● Requirements: Find each line with "chart" and copy it.

:: Data excerpt

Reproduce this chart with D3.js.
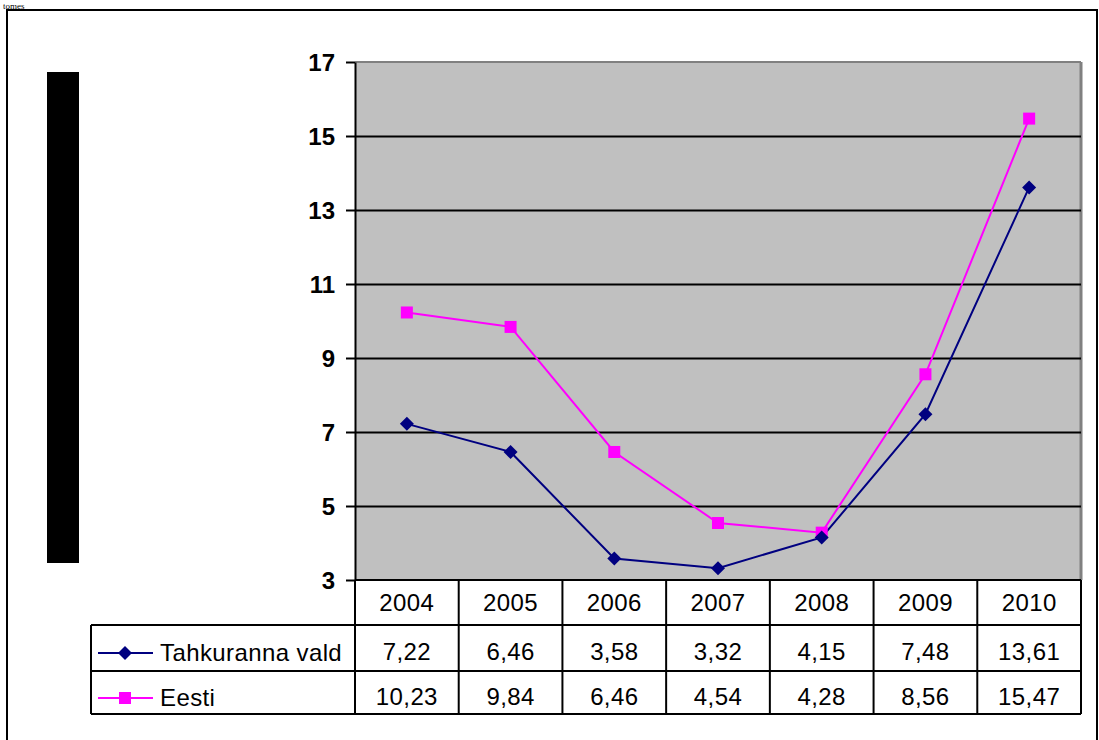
<!DOCTYPE html>
<html>
<head>
<meta charset="utf-8">
<script src="https://cdn.jsdelivr.net/npm/d3@7"></script>
<style>
  body { margin: 0; background: #fff; }
  svg { display: block; }
  text { font-family: Arial, "Liberation Sans", sans-serif; }
</style>
</head>
<body>
<svg id="chart" width="1099" height="740"></svg>
<script>
const years = ["2004", "2005", "2006", "2007", "2008", "2009", "2010"];
const tahkuranna = [7.22, 6.46, 3.58, 3.32, 4.15, 7.48, 13.61];
const eesti = [10.23, 9.84, 6.46, 4.54, 4.28, 8.56, 15.47];
const tahkurannaLabels = ["7,22", "6,46", "3,58", "3,32", "4,15", "7,48", "13,61"];
const eestiLabels = ["10,23", "9,84", "6,46", "4,54", "4,28", "8,56", "15,47"];
const seriesNames = ["Tahkuranna vald", "Eesti"];
const yTicks = [3, 5, 7, 9, 11, 13, 15, 17];
const topText = "tomes";

const svg = d3.select("#chart");

// page text at the top
svg.append("text").attr("x", 3).attr("y", 9)
  .style("font-family", "'Liberation Serif', 'Times New Roman', serif")
  .style("font-size", "9px").text(topText);

// outer frame
svg.append("rect").attr("x", 7).attr("y", 10).attr("width", 1090).attr("height", 740)
  .attr("fill", "none").attr("stroke", "#000").attr("stroke-width", 2);

// redaction block
svg.append("rect").attr("x", 47).attr("y", 72).attr("width", 32).attr("height", 491).attr("fill", "#000");

const L = 355, R = 1081, T = 62, B = 580;
const x = d3.scaleBand().domain(years).range([L, R]).padding(0);
const y = d3.scaleLinear().domain([3, 17]).range([B, T]);

// plot area
svg.append("rect").attr("x", L).attr("y", T).attr("width", R - L).attr("height", B - T)
  .attr("fill", "#C0C0C0");
svg.append("line").attr("x1", L).attr("x2", R).attr("y1", T).attr("y2", T)
  .attr("stroke", "#808080").attr("stroke-width", 2);
svg.append("line").attr("x1", R).attr("x2", R).attr("y1", T).attr("y2", B)
  .attr("stroke", "#808080").attr("stroke-width", 3);

// gridlines
const grid = svg.append("g").attr("transform", `translate(${L},0)`)
  .call(d3.axisLeft(y).tickValues(yTicks.filter(v => v > 3 && v < 17)).tickSize(-(R - L)).tickFormat(""));
grid.select(".domain").remove();
grid.selectAll("line").attr("stroke", "#000").attr("stroke-width", 2);

// y axis
const yAxis = svg.append("g").attr("transform", `translate(${L},0)`)
  .call(d3.axisLeft(y).tickValues(yTicks).tickSize(9).tickPadding(11).tickSizeOuter(0));
yAxis.select(".domain").attr("stroke", "#000").attr("stroke-width", 2);
yAxis.selectAll(".tick line").attr("stroke", "#000").attr("stroke-width", 2);
yAxis.selectAll(".tick text").style("font-size", "24px").style("font-weight", "bold")
  .attr("fill", "#000").attr("dy", "0.36em");

// series
const cx = d => x(d) + x.bandwidth() / 2;
const lineGen = vals => d3.line().x((v, i) => cx(years[i])).y(v => y(v))(vals);

svg.append("path").attr("d", lineGen(eesti)).attr("fill", "none")
  .attr("stroke", "#FF00FF").attr("stroke-width", 2);
svg.append("path").attr("d", lineGen(tahkuranna)).attr("fill", "none")
  .attr("stroke", "#000080").attr("stroke-width", 2);

function drawDiamond(g, px, py) {
  g.append("path").attr("d", "M0,-7L7,0L0,7L-7,0Z")
    .attr("transform", `translate(${px},${py})`).attr("fill", "#000080");
}
function drawSquare(g, px, py) {
  g.append("rect").attr("x", px - 6).attr("y", py - 6).attr("width", 12).attr("height", 12)
    .attr("fill", "#FF00FF");
}
const marks = svg.append("g");
eesti.forEach((v, i) => drawSquare(marks, cx(years[i]), y(v)));
tahkuranna.forEach((v, i) => drawDiamond(marks, cx(years[i]), y(v)));

// data table
const rowTop = [580, 625, 671];
const rowBottom = 714;
const tableLeft = 91;
const tg = svg.append("g");
const ln = (x1, y1, x2, y2) => tg.append("line").attr("x1", x1).attr("y1", y1).attr("x2", x2).attr("y2", y2)
  .attr("stroke", "#000").attr("stroke-width", 2);

ln(L, rowTop[0], R, rowTop[0]);
ln(tableLeft, rowTop[1], R, rowTop[1]);
ln(tableLeft, rowTop[2], R, rowTop[2]);
ln(tableLeft, rowBottom, R, rowBottom);
ln(tableLeft, rowTop[1], tableLeft, rowBottom);
years.forEach(yr => ln(x(yr), rowTop[0], x(yr), rowBottom));
ln(R, rowTop[0], R, rowBottom);

const cellText = (txt, px, py) => tg.append("text").attr("x", px).attr("y", py)
  .attr("text-anchor", "middle").style("font-size", "24px").style("letter-spacing", "0.4px").text(txt);

years.forEach((yr, i) => {
  cellText(yr, cx(yr), 611);
  cellText(tahkurannaLabels[i], cx(yr), 660);
  cellText(eestiLabels[i], cx(yr), 705);
});

// legend keys
const keyY = [653, 698];
tg.append("line").attr("x1", 98).attr("x2", 153).attr("y1", keyY[0]).attr("y2", keyY[0])
  .attr("stroke", "#000080").attr("stroke-width", 2);
drawDiamond(tg, 125, keyY[0]);
tg.append("line").attr("x1", 98).attr("x2", 153).attr("y1", keyY[1]).attr("y2", keyY[1])
  .attr("stroke", "#FF00FF").attr("stroke-width", 2);
drawSquare(tg, 125, keyY[1]);
seriesNames.forEach((n, i) => {
  tg.append("text").attr("x", 160).attr("y", keyY[i] + 8)
    .style("font-size", "24px").style("letter-spacing", "0.4px").text(n);
});
</script>
</body>
</html>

::::

● Correct result:
Reproduce this chart with D3.js.
<svg id="chart" width="1099" height="740"></svg>
const svg = d3.select("#chart");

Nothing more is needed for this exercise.